Write each line of the material exactly as given, from the top through the line that contains "0.175, 0.145, 0.12, 0.092, 0.058, 0.042]", and omit all pictures.

* **The input**:
::::
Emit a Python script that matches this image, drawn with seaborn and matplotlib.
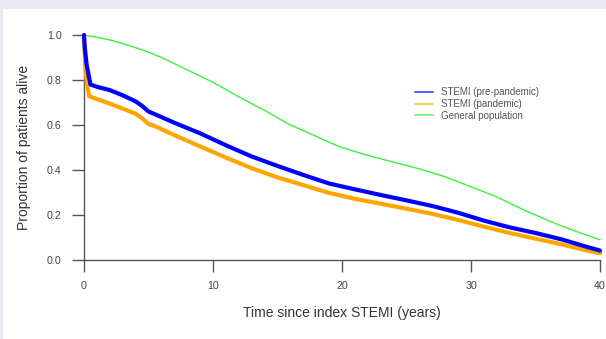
import numpy as np
import pandas as pd
import matplotlib
matplotlib.use("Agg")
import matplotlib.pyplot as plt
import seaborn as sns
from matplotlib.patches import Rectangle

# ---- data ----
years_pre = [0, 0.05, 0.2, 0.5, 1, 2, 3, 4, 4.5, 5, 5.5, 7, 9, 11, 13, 15, 17, 19, 21,
             23, 25, 27, 29, 31, 33, 35, 37, 39, 40]
surv_pre = [1.0, 0.95, 0.87, 0.78, 0.77, 0.755, 0.732, 0.705, 0.685, 0.66, 0.648, 0.61,
            0.563, 0.51, 0.46, 0.418, 0.378, 0.34, 0.314, 0.289, 0.265, 0.24, 0.21,
            0.175, 0.145, 0.12, 0.092, 0.058, 0.042]

years_pan = [0, 0.1, 0.2, 0.4, 1, 2, 3, 4, 4.5, 5, 5.5, 7, 9, 11, 13, 15, 17, 19, 21,
             23, 25, 27, 29, 31, 33, 35, 37, 39, 40]
surv_pan = [1.0, 0.86, 0.80, 0.728, 0.715, 0.695, 0.673, 0.65, 0.63, 0.605, 0.595, 0.555,
            0.505, 0.455, 0.408, 0.367, 0.333, 0.298, 0.272, 0.25, 0.228, 0.205, 0.178,
            0.148, 0.12, 0.095, 0.07, 0.042, 0.03]

years_gen = [0, 1, 2, 3, 4, 5, 6, 7, 8, 9, 10, 11, 12, 13, 14, 15, 16, 17, 18, 19, 20,
             21, 22, 23, 24, 25, 26, 27, 28, 29, 30, 31, 32, 33, 34, 35, 36, 37, 38, 39, 40]
surv_gen = [1.0, 0.99, 0.978, 0.962, 0.944, 0.924, 0.90, 0.873, 0.845, 0.818, 0.79,
            0.758, 0.725, 0.695, 0.665, 0.632, 0.60, 0.575, 0.55, 0.523, 0.50, 0.482,
            0.465, 0.45, 0.435, 0.42, 0.405, 0.388, 0.37, 0.348, 0.325, 0.303, 0.28,
            0.253, 0.225, 0.20, 0.175, 0.152, 0.13, 0.11, 0.09]

series_labels = ["STEMI (pre-pandemic)", "STEMI (pandemic)", "General population"]
x_ticks = [0, 10, 20, 30, 40]
y_ticks = [0.0, 0.2, 0.4, 0.6, 0.8, 1.0]
y_tick_labels = ["0.0", "0.2", "0.4", "0.6", "0.8", "1.0"]

sns.set_style("white")
plt.rcParams["font.family"] = ["Liberation Sans", "DejaVu Sans"]

W, H = 606, 339
fig = plt.figure(figsize=(W / 100, H / 100), dpi=100)
fig.patch.set_facecolor("white")
lav = "#ece7f3"
fig.patches.append(Rectangle((0, 1 - 9 / H), 1, 9 / H, transform=fig.transFigure,
                             facecolor=lav, edgecolor="none", zorder=-10))
fig.patches.append(Rectangle((0, 0), 3 / W, 1, transform=fig.transFigure,
                             facecolor=lav, edgecolor="none", zorder=-10))

ax = fig.add_axes([84 / W, 1 - 260 / H, (600 - 84) / W, (260 - 35) / H])
ax.set_facecolor("none")

df_pre = pd.DataFrame({"t": years_pre, "s": surv_pre})
df_pan = pd.DataFrame({"t": years_pan, "s": surv_pan})
df_gen = pd.DataFrame({"t": years_gen, "s": surv_gen})

sns.lineplot(data=df_gen, x="t", y="s", ax=ax, color="#3cf03c", lw=1.0,
             label=series_labels[2], clip_on=False, zorder=2)
sns.lineplot(data=df_pan, x="t", y="s", ax=ax, color="#ffa500", lw=3.0,
             label=series_labels[1], clip_on=False, zorder=3)
sns.lineplot(data=df_pre, x="t", y="s", ax=ax, color="#0000ff", lw=3.0,
             label=series_labels[0], clip_on=False, zorder=4)

ax.set_xlim(0, 40)
ax.set_ylim(0, 1)
ax.set_xticks(x_ticks)
ax.set_xticklabels([str(v) for v in x_ticks])
ax.set_yticks(y_ticks)
ax.set_yticklabels(y_tick_labels)

for side in ["top", "right"]:
    ax.spines[side].set_visible(False)
for side in ["left", "bottom"]:
    ax.spines[side].set_color("#555555")
    ax.spines[side].set_linewidth(1.0)
    ax.spines[side].set_zorder(1)

ax.tick_params(axis="both", direction="out", length=8.6, width=1.0, color="#555555",
               labelsize=7.7, labelcolor="#444444", bottom=True, left=True)
ax.tick_params(axis="y", pad=7.5)
ax.tick_params(axis="x", pad=6.8)

ax.set_xlabel("Time since index STEMI (years)", fontsize=10, color="#333333", labelpad=10.5)
ax.set_ylabel("Proportion of patients alive", fontsize=10, color="#333333", labelpad=11)

handles, labels = ax.get_legend_handles_labels()
order = [labels.index(l) for l in series_labels]
leg = ax.legend([handles[i] for i in order], [labels[i] for i in order],
                loc="upper left", bbox_to_anchor=((415 - 84) / (600 - 84), (260 - 87) / 225),
                frameon=False, fontsize=7.0, handlelength=1.9, handletextpad=0.8,
                labelspacing=0.2, borderaxespad=0, borderpad=0)
for line in leg.get_lines():
    line.set_linewidth(1.3)
    line.set_alpha(0.7)
for t in leg.get_texts():
    t.set_color("#555555")

fig.savefig("out.png", dpi=100, facecolor=fig.get_facecolor())
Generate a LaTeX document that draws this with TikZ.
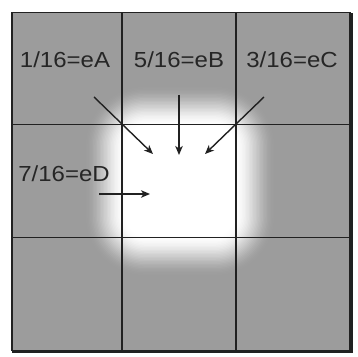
::::
* **Solution to this exercise**:
Emit a Python script that matches this image, drawn with seaborn and matplotlib.
import numpy as np
import pandas as pd
import matplotlib
matplotlib.use("Agg")
import matplotlib.pyplot as plt
import seaborn as sns
from matplotlib.patches import Rectangle

# ---- data ----
years_pre = [0, 0.05, 0.2, 0.5, 1, 2, 3, 4, 4.5, 5, 5.5, 7, 9, 11, 13, 15, 17, 19, 21,
             23, 25, 27, 29, 31, 33, 35, 37, 39, 40]
surv_pre = [1.0, 0.95, 0.87, 0.78, 0.77, 0.755, 0.732, 0.705, 0.685, 0.66, 0.648, 0.61,
            0.563, 0.51, 0.46, 0.418, 0.378, 0.34, 0.314, 0.289, 0.265, 0.24, 0.21,
            0.175, 0.145, 0.12, 0.092, 0.058, 0.042]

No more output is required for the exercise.